Del Genio asked legislators for more capital funding for the master plans because UB wants a new building for the SEAS department, which has seen a 62% increase in undergraduates and 55% increase in graduates over the past seven years, according to Del Genio. 

Del Genio said they need the current five-year capital plan to “support critical maintenance for physical infrastructure,” and “build new academic buildings in high demand areas.”

Glick said UB needs support for the Jacobs School of Medicine and Biomedical Sciences, which is in debt. He is asking for “construction bond forgiveness,” because JSBMS pays $1 million a month, which equates to $12 million a year for the next 28 years. Glick said this is “severely impairing” plans at the medical center, which is the “backbone of healthcare in WNY.”
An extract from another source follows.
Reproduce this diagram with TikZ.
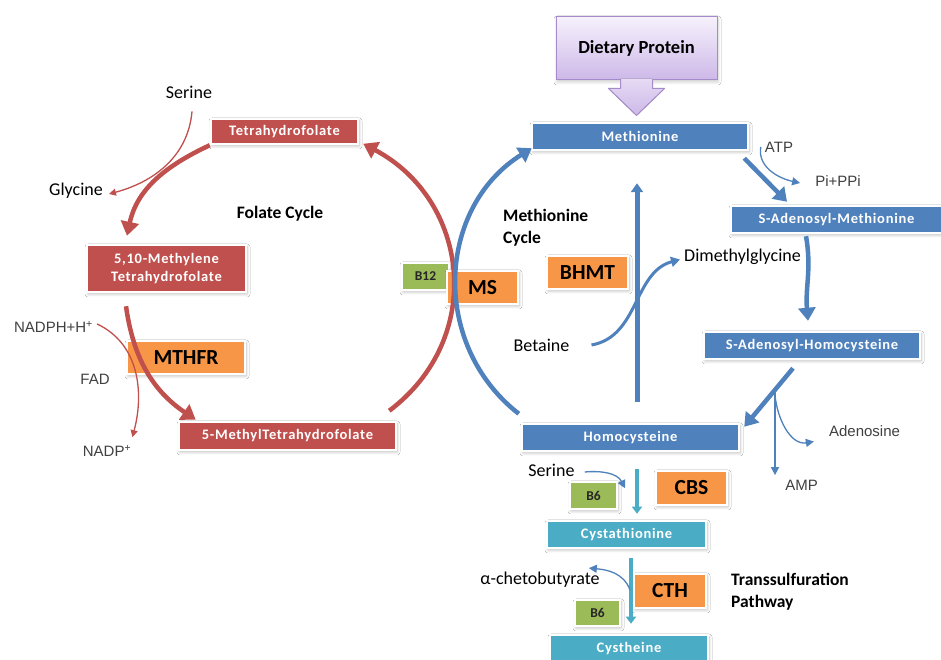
\documentclass[tikz,border=0pt]{standalone}
\usepackage{fontspec}
\setmainfont{Carlito}
\newfontfamily\boxfont[LetterSpace=5]{Carlito}
\newfontfamily\thinfont{Liberation Sans}
\usetikzlibrary{arrows.meta,shadows.blur,calc}
\definecolor{cred}{HTML}{C0504D}
\definecolor{cblue}{HTML}{4F81BD}
\definecolor{cteal}{HTML}{4BACC6}
\definecolor{corange}{HTML}{F79646}
\definecolor{cgreen}{HTML}{9BBB59}
\definecolor{dtop}{HTML}{F6F1FC}
\definecolor{dbot}{HTML}{CDB8E8}
\definecolor{dline}{HTML}{A58BC9}
\tikzset{
  box/.style={draw=white, line width=2.5pt,
    blur shadow={shadow xshift=1pt, shadow yshift=-2pt, shadow blur radius=3pt, shadow blur steps=6, shadow opacity=25},
    inner sep=0pt, align=center, text=white,
    font=\boxfont\bfseries\fontsize{14.5}{18}\selectfont},
  redbox/.style={box, fill=cred},
  bluebox/.style={box, fill=cblue},
  tealbox/.style={box, fill=cteal},
  enz/.style={box, fill=corange, text=black, font=\bfseries\fontsize{21.5}{24}\selectfont},
  vit/.style={box, fill=cgreen, text=black!85, font=\bfseries\fontsize{13.5}{15}\selectfont},
  lab/.style={font=\fontsize{18}{20}\selectfont, inner sep=1pt},
  thinlab/.style={font=\thinfont\fontsize{15}{17}\selectfont, text=black!75, inner sep=1pt},
  title/.style={font=\bfseries\fontsize{17.5}{22}\selectfont, align=left, inner sep=0pt},
  dietbox/.style={draw=dline, line width=1pt, top color=dtop, bottom color=dbot,
    blur shadow={shadow xshift=1pt, shadow yshift=-2pt, shadow blur radius=3pt, shadow blur steps=6, shadow opacity=20},
    font=\bfseries\fontsize{18.5}{20}\selectfont},
  redarr/.style={draw=cred, line width=4.5pt, -{Triangle[length=14pt,width=18pt]}},
  bluearr/.style={draw=cblue, line width=4.5pt, -{Triangle[length=13pt,width=17pt]}},
  tealarr/.style={draw=cteal, line width=4.5pt, -{Triangle[length=7pt,width=10pt]}},
  thinred/.style={draw=cred, line width=1.3pt, -{Triangle[length=7pt,width=7pt]}},
  thinblue/.style={draw=cblue, line width=1.3pt, -{Triangle[length=8pt,width=8pt]}},
}
\begin{document}
\begin{tikzpicture}[x=1pt,y=1pt]
\fill[white] (0,0) rectangle (941,660);
\useasboundingbox (0,0) rectangle (941,660);

% Folate cycle boxes
\node[redbox, minimum width=147, minimum height=25] (thf) at (284.5,528.5) {Tetrahydrofolate};
\node[redbox, minimum width=159, minimum height=47] (mthf) at (166.5,391.5) {5,10-Methylene\\Tetrahydrofolate};
\node[redbox, minimum width=217, minimum height=28] (mefol) at (287.5,224) {5-MethylTetrahydrofolate};
\node[enz, minimum width=118, minimum height=33] (mthfr) at (186,302.5) {MTHFR};
\node[vit, minimum width=47, minimum height=27] (b12) at (425.5,383.5) {B12};
\node[enz, minimum width=71, minimum height=33] (ms) at (482.5,372.5) {MS};
\node[enz, minimum width=81, minimum height=33] (bhmt) at (587.5,387.5) {BHMT};

% Dietary protein
\node[dietbox, minimum width=161, minimum height=63] (diet) at (636.5,611.5) {Dietary Protein};
\fill[top color=dtop!60!dbot, bottom color=dbot]
  ($(diet.south)+(-16,1.5)$) -- ($(diet.south)+(-16,-8)$) -- ($(diet.south)+(-28,-8)$)
  -- ($(diet.south)+(0,-35)$) -- ($(diet.south)+(28,-8)$) -- ($(diet.south)+(16,-8)$)
  -- ($(diet.south)+(16,1.5)$) -- cycle;
\draw[dline, line width=1pt, line join=round]
  ($(diet.south)+(-16,0)$) -- ($(diet.south)+(-16,-8)$) -- ($(diet.south)+(-28,-8)$)
  -- ($(diet.south)+(0,-35)$) -- ($(diet.south)+(28,-8)$) -- ($(diet.south)+(16,-8)$)
  -- ($(diet.south)+(16,0)$);

% Methionine cycle boxes
\node[bluebox, minimum width=216, minimum height=27] (met) at (640,523.5) {Methionine};
\node[bluebox, minimum width=211, minimum height=27] (sam) at (836.5,440.5) {S-Adenosyl-Methionine};
\node[bluebox, minimum width=216, minimum height=27] (sah) at (812,314.5) {S-Adenosyl-Homocysteine};
\node[bluebox, minimum width=217, minimum height=27] (hcy) at (630.5,222.5) {Homocysteine};

% Transsulfuration boxes
\node[tealbox, minimum width=159, minimum height=27] (cysta) at (626.5,125.5) {Cystathionine};
\node[tealbox, minimum width=158, minimum height=27] (cys) at (629,11.5) {Cystheine};
\node[enz, minimum width=71, minimum height=34] (cbs) at (691.5,172) {CBS};
\node[enz, minimum width=72, minimum height=34] (cth) at (670,69) {CTH};
\node[vit, minimum width=47, minimum height=27] (b6a) at (593.5,164.5) {B6};
\node[vit, minimum width=45, minimum height=26] (b6b) at (597.5,47) {B6};

% Labels
\node[lab] (ser1) at (189,568) {Serine};
\node[lab] (gly) at (76,469) {Glycine};
\node[thinlab] (nadph) at (53.5,333) {NADPH+H\textsuperscript{+}};
\node[thinlab] (fad) at (95,281) {FAD};
\node[thinlab] (nadp) at (107,209) {NADP\textsuperscript{+}};
\node[title] (folate) at (280,446) {Folate Cycle};
\node[title, anchor=west] (metcyc) at (503,432.5) {Methionine\\Cycle};
\node[title, anchor=west] (trans) at (731,68.5) {Transsulfuration\\Pathway};
\node[thinlab] (atp) at (779,513) {ATP};
\node[thinlab] (pi) at (838,479) {Pi+PPi};
\node[lab] (dmg) at (742.5,403.5) {Dimethylglycine};
\node[lab] (bet) at (541.5,315) {Betaine};
\node[thinlab] (adn) at (864.5,228.5) {Adenosine};
\node[thinlab] (amp) at (801.5,174.5) {AMP};
\node[lab] (ser2) at (551.5,190) {Serine};
\node[lab] (akb) at (540,80) {α-chetobutyrate};

% Folate cycle arrows
\draw[redarr] (thf.south west) to[out=205,in=78] ([xshift=-39.5pt,yshift=8pt]mthf.north);
\draw[redarr] ([xshift=-40.5pt,yshift=-13pt]mthf.south) to[out=-82,in=146] ([xshift=18pt,yshift=1pt]mefol.north west);
\draw[redarr] ([xshift=-8pt,yshift=10pt]mefol.north east) to[out=37,in=-28,looseness=1.15] ([xshift=4pt,yshift=1.5pt]thf.south east);
\draw[thinred] ([xshift=3pt,yshift=-12pt]ser1.south) to[out=-95,in=15] ([xshift=5pt,yshift=-3pt]gly.east);
\draw[thinred] ([xshift=3pt,yshift=3pt]nadph.east) to[out=-25,in=75] ($(nadp.north east)+(0,7)$);

% Methionine cycle arrows
\draw[bluearr] ([xshift=-2pt,yshift=9pt]hcy.north west) to[out=142,in=212,looseness=1.08] ([xshift=1pt,yshift=3pt]met.south west);
\draw[bluearr] ([xshift=-5pt,yshift=-7pt]met.south east) -- ([xshift=-49.5pt,yshift=3pt]sam.north);
\draw[thinblue] ([xshift=-3pt]atp.west) to[out=-100,in=168] ([xshift=-14pt,yshift=-2pt]pi.west);
\draw[bluearr] ([xshift=-30.5pt,yshift=-2pt]sam.south) to[out=-80,in=95] ([xshift=-4pt,yshift=10pt]sah.north);
\draw[bluearr] ([xshift=-19pt,yshift=-8pt]sah.south) -- ([xshift=4pt,yshift=-4pt]hcy.north east);
\coordinate (br) at (775,271);
\draw[thinblue] (br) -- ($(br |- amp.north)+(0,4)$);
\draw[thinblue] ($(br)+(0,-6)$) to[out=-85,in=190] ([xshift=-14pt,yshift=-10pt]adn.west);
\draw[draw=cblue, line width=5pt, -{Triangle[length=9pt,width=12pt]}] ([xshift=6.5pt,yshift=21pt]hcy.north) -- ([xshift=-3pt,yshift=-32pt]met.south);
\draw[draw=cblue, line width=3pt, -{Triangle[length=9pt,width=10pt]}] ([xshift=21pt]bet.east) to[out=10,in=195] ([xshift=-3pt,yshift=-3pt]dmg.west);

% Transsulfuration arrows
\draw[tealarr] ([xshift=6.5pt,yshift=-17pt]hcy.south) -- ([xshift=10.5pt,yshift=6pt]cysta.north);
\draw[thinblue] ([xshift=9pt,yshift=-2pt]ser2.east) to[out=5,in=117] ([xshift=-5.5pt,yshift=-36pt]hcy.south);
\draw[tealarr] ([xshift=4.5pt,yshift=-9pt]cysta.south) -- ([xshift=2pt,yshift=10pt]cys.north);
\coordinate (br2) at (630,70);
\draw[thinblue] (br2) to[out=110,in=-5] ($(akb.north east)+(-12,3)$);
\end{tikzpicture}
\end{document}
“It’s very important we don’t take a flat budget again, because then we put the operating costs of universities on the back of student tuition and fees or we cut programs,” Glick said. “That’s what’s been going on around here for the past four to five years.”

Amolegbe asked the state to invest more money into SUNY programs, including those for mental health, EOP, food pantries and academic advisement to make tuition “more affordable.” He said the tuition-assistance program isn’t funded by the state which “severely diminished” schools’ ability to provide a quality education.

“With an increase in funding and the expansion of programs, campuses across the state will be equipped to provide greater quality education and student services that address the backgrounds and needs of our students,” Amolegbe said.